It was the great Dr Johnson who observed that 'When two Englishmen meet their first talk is of the weather'. It should be no surprise then that the vagaries and variety of our island weather should have impressed itself upon the sensibilities of our iconic artists. Turner and Constable spring to mind, but Mr Jacklin too is a great observer and renderer of the air in all of its moods and vapours.
Sting, Jan 2015
Bill Jacklin is one of the most exciting and individual artists of the generation that first came to prominence in the 1960s. He made his reputation in London but left for America in 1985 and has since spent his life exploring the 'flowing and pulsating energy' of New York. His images of ice skaters at Rockefeller Centre, Coney Island bathers and teeming crowds at Grand Central Station brilliantly capture the city's elemental beauty and drama.
Born in 1943 and raised in London, Bill Jacklin attended the Royal College of Art. In 1989 he was inducted into the prestigious Royal Academy of Art, and in 1991 was elected Royal Academician. Jacklin at first worked with abstraction, and as his interest changed toward studies of light and movement, he began to work with figuration. The abstract tendencies of Jacklin are present in his figurative works, as his crowded city landscapes often appear as patterns of light and dark, making them simultaneously remote and familiar.
Jacklin does not make prints regularly, but every couple of years has focused intervals of printmaking concentrating on monotypes. Jacklin explained his method, stating he does not start with a composition, but, "has a black plate and floods the light in." In his recent monotypes the addition of aquatint to the monoprint plate adds depth to his powerful monochromatic images.
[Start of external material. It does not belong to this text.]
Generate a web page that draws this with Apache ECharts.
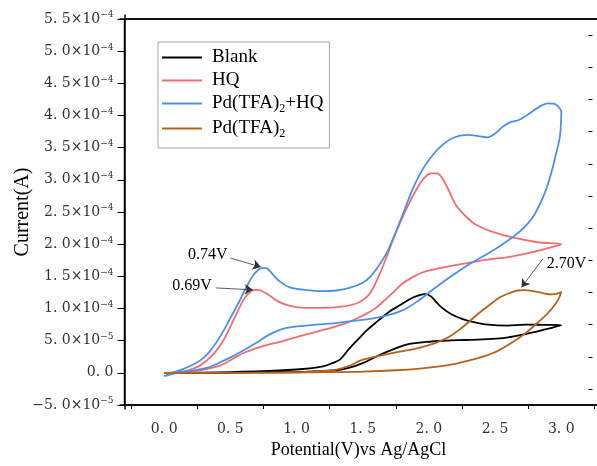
<!DOCTYPE html>
<html>
<head>
<meta charset="utf-8">
<script src="https://cdn.jsdelivr.net/npm/echarts@6/dist/echarts.min.js"></script>
<style>
  html, body { margin: 0; padding: 0; background: #fff; }
  #chart { width: 597px; height: 466px; }
</style>
</head>
<body>
<div id="chart"></div>
<script>
// potential (V) / current (x1e-4 A), forward sweep then return sweep
const blankCurve = [
  [0, 0], [0.5, 0.01], [0.9, 0.04], [1.10, 0.07], [1.20, 0.10], [1.27, 0.15], [1.33, 0.21],
  [1.40, 0.38], [1.47, 0.53], [1.53, 0.66], [1.61, 0.80], [1.70, 0.95], [1.78, 1.05],
  [1.88, 1.17], [1.95, 1.22], [1.98, 1.225], [2.02, 1.18], [2.06, 1.09], [2.10, 1.01],
  [2.17, 0.91], [2.25, 0.84], [2.34, 0.79], [2.45, 0.75], [2.59, 0.735], [2.73, 0.75],
  [2.87, 0.745], [3.00, 0.74],
  [2.85, 0.66], [2.70, 0.59], [2.56, 0.54], [2.41, 0.52], [2.27, 0.51], [2.13, 0.50],
  [1.98, 0.48], [1.83, 0.44], [1.70, 0.34], [1.60, 0.25], [1.50, 0.15], [1.40, 0.08],
  [1.30, 0.04], [1.10, 0.02], [0.80, 0.01], [0.40, 0], [0, 0]
];
const hqCurve = [
  [0, 0], [0.10, 0.01], [0.18, 0.04], [0.26, 0.10], [0.32, 0.19], [0.38, 0.31], [0.44, 0.48],
  [0.50, 0.72], [0.56, 0.98], [0.61, 1.17], [0.66, 1.27], [0.69, 1.29], [0.73, 1.28],
  [0.79, 1.21], [0.86, 1.11], [0.95, 1.04], [1.06, 1.01], [1.20, 1.01], [1.34, 1.03],
  [1.44, 1.07], [1.50, 1.13], [1.56, 1.25], [1.62, 1.50], [1.68, 1.80], [1.75, 2.18],
  [1.83, 2.55], [1.90, 2.83], [1.96, 3.02], [2.02, 3.10], [2.06, 3.10], [2.10, 3.03],
  [2.14, 2.88], [2.20, 2.62], [2.27, 2.45], [2.35, 2.31], [2.47, 2.20], [2.64, 2.10],
  [2.82, 2.03], [3.00, 2.00],
  [2.90, 1.94], [2.75, 1.86], [2.60, 1.80], [2.44, 1.76], [2.30, 1.71], [2.16, 1.66],
  [2.04, 1.61], [1.95, 1.56], [1.87, 1.48], [1.79, 1.37], [1.72, 1.23], [1.66, 1.12],
  [1.60, 1.01], [1.53, 0.92], [1.45, 0.84], [1.37, 0.77], [1.28, 0.71], [1.17, 0.65],
  [1.06, 0.59], [0.89, 0.49], [0.74, 0.41], [0.61, 0.32], [0.52, 0.22], [0.43, 0.12],
  [0.30, 0.05], [0.18, 0.01], [0, 0]
];
const pdHqCurve = [
  [0, -0.05], [0.06, 0], [0.13, 0.05], [0.20, 0.11], [0.27, 0.19], [0.33, 0.30], [0.39, 0.46],
  [0.45, 0.66], [0.51, 0.89], [0.57, 1.12], [0.62, 1.33], [0.67, 1.51], [0.71, 1.60],
  [0.75, 1.63], [0.78, 1.62], [0.82, 1.53], [0.88, 1.41], [0.95, 1.33], [1.06, 1.29],
  [1.20, 1.27], [1.30, 1.28], [1.40, 1.32], [1.50, 1.40], [1.56, 1.50], [1.62, 1.66],
  [1.68, 1.86], [1.74, 2.14], [1.80, 2.45], [1.87, 2.82], [1.93, 3.08], [1.99, 3.28],
  [2.08, 3.50], [2.18, 3.65], [2.29, 3.70], [2.40, 3.67], [2.44, 3.66], [2.50, 3.72],
  [2.56, 3.83], [2.62, 3.90], [2.68, 3.93], [2.76, 4.03], [2.83, 4.13], [2.90, 4.19],
  [2.95, 4.18], [2.98, 4.13], [3.00, 4.06],
  [2.99, 3.68], [2.96, 3.40], [2.93, 3.15], [2.88, 2.82], [2.80, 2.47], [2.72, 2.26],
  [2.64, 2.12], [2.52, 1.95], [2.40, 1.80], [2.29, 1.67], [2.16, 1.49], [2.04, 1.31],
  [1.92, 1.12], [1.80, 0.97], [1.66, 0.88], [1.53, 0.83], [1.40, 0.80], [1.28, 0.77],
  [1.15, 0.75], [1.05, 0.73], [0.99, 0.72], [0.89, 0.68], [0.79, 0.59], [0.69, 0.46],
  [0.60, 0.35], [0.52, 0.26], [0.43, 0.17], [0.33, 0.08], [0.20, 0.03], [0.10, 0], [0, -0.05]
];
const pdCurve = [
  [0, 0], [0.5, 0], [1.0, 0.01], [1.20, 0.03], [1.30, 0.05], [1.40, 0.11], [1.48, 0.19],
  [1.57, 0.24], [1.66, 0.28], [1.78, 0.33], [1.91, 0.38], [2.00, 0.43], [2.08, 0.49],
  [2.16, 0.57], [2.23, 0.67], [2.29, 0.77], [2.35, 0.88], [2.41, 0.98], [2.48, 1.09],
  [2.54, 1.18], [2.61, 1.24], [2.67, 1.28], [2.72, 1.285], [2.79, 1.27], [2.86, 1.24],
  [2.92, 1.22], [2.97, 1.23], [3.00, 1.26],
  [2.98, 1.15], [2.93, 1.00], [2.87, 0.87], [2.80, 0.74], [2.72, 0.60], [2.62, 0.46],
  [2.52, 0.34], [2.42, 0.26], [2.32, 0.20], [2.20, 0.14], [2.08, 0.10], [1.95, 0.07],
  [1.75, 0.04], [1.50, 0.02], [1.20, 0.01], [0.80, 0], [0, 0]
];

const seriesNames = ['Blank', 'HQ', 'Pd(TFA)2+HQ', 'Pd(TFA)2'];
const seriesColors = ['#000000', '#f06d70', '#4d90ea', '#b5621d'];
const xLabelValues = [0, 0.5, 1.0, 1.5, 2.0, 2.5, 3.0];
const xTickValues = [-0.25, 0.25, 0.75, 1.25, 1.75, 2.25, 2.75, 3.25];
const yLabelValues = [-0.00005, 0, 0.00005, 0.0001, 0.00015, 0.0002, 0.00025, 0.0003,
  0.00035, 0.0004, 0.00045, 0.0005, 0.00055];
const yMinorValues = [-0.000025, 0.000025, 0.000075, 0.000125, 0.000175, 0.000225, 0.000275,
  0.000325, 0.000375, 0.000425, 0.000475, 0.000525];

// visible plot frame (data extents) and the small margin the grid keeps beyond it
const xFrame = [-0.3, 3.27];
const yFrame = [-5e-5, 5.5e-4];
const GRID = { left: 120, right: 0, top: 15, bottom: 57 };
const PAD_X = 4.5, PAD_Y = 4;
const gridW = 597 - GRID.left - GRID.right;
const gridH = 466 - GRID.top - GRID.bottom;
const xPerPx = (xFrame[1] - xFrame[0]) / (gridW - PAD_X);
const yPerPx = (yFrame[1] - yFrame[0]) / (gridH - 2 * PAD_Y);
const xRange = [xFrame[0] - PAD_X * xPerPx, xFrame[1]];
const yRange = [yFrame[0] - PAD_Y * yPerPx, yFrame[1] + PAD_Y * yPerPx];

// peak annotations: text position, arrow start, arrow end (V / x1e-4 A)
const peakNotes = [
  { series: 2, text: '0.74V', at: [0.33, 1.84], from: [0.50, 1.785], to: [0.73, 1.645] },
  { series: 1, text: '0.69V', at: [0.21, 1.35], from: [0.39, 1.32], to: [0.67, 1.29] },
  { series: 3, text: '2.70V', at: [3.04, 1.69], from: [2.86, 1.77], to: [2.70, 1.33] }
];

const UNIT = 1e-4;
const toAmp = p => [p[0], p[1] * UNIT];

function sciLabel(v) {
  if (Math.abs(v) < 1e-12) return '{m|0. 0}';
  const e = Math.floor(Math.log10(Math.abs(v)) + 1e-9);
  const m = (v / Math.pow(10, e)).toFixed(1).replace('-', '−').replace('.', '. ');
  return '{m|' + m + '×10}{e|−' + (-e) + '}';
}

function legendLabel(name) {
  if (name === 'Pd(TFA)2+HQ') return '{n|Pd(TFA)}{s|2}{n|+HQ}';
  if (name === 'Pd(TFA)2') return '{n|Pd(TFA)}{s|2}';
  return '{n|' + name + '}';
}

const chart = echarts.init(document.getElementById('chart'));
const curves = [blankCurve, hqCurve, pdHqCurve, pdCurve];

const series = curves.map((c, i) => {
  const notes = peakNotes.filter(n => n.series === i);
  return {
    name: seriesNames[i],
    type: 'line',
    data: c.map(toAmp),
    showSymbol: false,
    smooth: 0.35,
    lineStyle: { color: seriesColors[i], width: 1.8 },
    itemStyle: { color: seriesColors[i] },
    z: 2 + i,
    markLine: notes.length ? {
      silent: true,
      symbol: ['none', 'arrow'],
      symbolSize: 8,
      label: { show: false },
      lineStyle: { color: '#333', width: 0.8, type: 'solid' },
      data: notes.map(n => [{ coord: toAmp(n.from) }, { coord: toAmp(n.to) }])
    } : undefined,
    markPoint: notes.length ? {
      silent: true,
      symbol: 'circle',
      symbolSize: 0,
      label: {
        show: true,
        position: 'inside',
        formatter: '{b}',
        color: '#000',
        fontFamily: 'Liberation Serif',
        fontSize: 16
      },
      data: notes.map(n => ({ name: n.text, coord: toAmp(n.at) }))
    } : undefined
  };
});

// frame edges (left+bottom, top) along the visible extents, inside the grid
[
  [[xFrame[0], yFrame[1]], [xFrame[0], yFrame[0]], [xFrame[1], yFrame[0]]],
  [[xFrame[0], yFrame[1]], [xFrame[1], yFrame[1]]]
].forEach(edge => {
  series.push({
    type: 'line',
    data: edge,
    showSymbol: false,
    silent: true,
    clip: false,
    z: 20,
    lineStyle: { color: '#000', width: 1.5 }
  });
});

const noSplit = { show: false };

chart.setOption({
  animation: false,
  grid: {
    left: GRID.left, right: GRID.right, top: GRID.top, bottom: GRID.bottom,
    outerBoundsMode: 'none'
  },
  legend: {
    orient: 'vertical',
    left: 158, top: 42,
    padding: [6, 6, 8, 4],
    itemWidth: 40, itemHeight: 14, itemGap: 4,
    borderColor: '#a8a8a8', borderWidth: 1,
    icon: 'path://M0,6L40,6L40,8L0,8Z',
    data: seriesNames,
    formatter: legendLabel,
    textStyle: {
      padding: [0, 0, 0, 5],
      rich: {
        n: { fontFamily: 'Liberation Serif', fontSize: 19, color: '#000', lineHeight: 20 },
        s: { fontFamily: 'Liberation Serif', fontSize: 12, color: '#000', padding: [11, 0, 0, 0] }
      }
    }
  },
  xAxis: [{
    type: 'value',
    min: xRange[0], max: xRange[1],
    offset: -PAD_Y,
    name: 'Potential(V)vs Ag/AgCl',
    nameLocation: 'middle',
    nameGap: 36,
    nameMoveOverlap: false,
    nameTextStyle: { fontFamily: 'Liberation Serif', fontSize: 18, color: '#000' },
    axisLine: { show: true, onZero: false, lineStyle: { color: '#000', width: 1.5 } },
    axisTick: { show: true, length: 4, customValues: xTickValues, lineStyle: { color: '#000' } },
    axisLabel: {
      customValues: xLabelValues,
      margin: 17,
      fontFamily: 'DejaVu Serif', fontSize: 14, color: '#333',
      formatter: v => v.toFixed(1).replace('.', '. ')
    },
    splitLine: noSplit
  }, {
    type: 'value',
    position: 'top',
    min: xRange[0], max: xRange[1],
    offset: -PAD_Y,
    axisLine: { show: true, onZero: false, lineStyle: { color: '#000', width: 1.5 } },
    axisTick: { show: false },
    axisLabel: { show: false },
    splitLine: noSplit
  }],
  yAxis: [{
    type: 'value',
    min: yRange[0], max: yRange[1],
    offset: -PAD_X,
    name: 'Current(A)',
    nameLocation: 'middle',
    nameGap: 92,
    nameMoveOverlap: false,
    nameTextStyle: { fontFamily: 'Liberation Serif', fontSize: 20, color: '#000' },
    axisLine: { show: true, onZero: false, lineStyle: { color: '#000', width: 1.5 } },
    axisTick: { show: true, length: 7, customValues: yLabelValues, lineStyle: { color: '#000' } },
    axisLabel: {
      customValues: yLabelValues,
      margin: 11,
      formatter: sciLabel,
      rich: {
        m: { fontFamily: 'DejaVu Serif', fontSize: 14, color: '#333', lineHeight: 16 },
        e: { fontFamily: 'DejaVu Serif', fontSize: 9, color: '#333', verticalAlign: 'top', padding: [0, 0, 8, 0] }
      }
    },
    splitLine: noSplit
  }, {
    // minor ticks: a right-side axis shifted onto the left frame, ticks pointing outward
    type: 'value',
    position: 'right',
    min: yRange[0], max: yRange[1],
    offset: -(gridW - PAD_X),
    axisLine: { show: false },
    axisTick: { show: true, inside: true, length: 4, customValues: yMinorValues, lineStyle: { color: '#000' } },
    axisLabel: { show: false },
    splitLine: noSplit
  }],
  series: series
});

window.addEventListener('resize', () => chart.resize());
</script>
</body>
</html>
Jacklin's work is in collections worldwide, including: the Arts Council of Great Britain, London, England; Art Gallery of New South Wales; British Museum; The Metropolitan Museum of Art, New York; Museum of Modern Art, New York; Museum Boymans-van-Beuningen, Rotterdam, The Netherlands; Tate Britain, London; Thyssen-Bornemisza Foundation, Switzerland; Victoria and Albert Museum, London and the Yale Center for British Art, USA.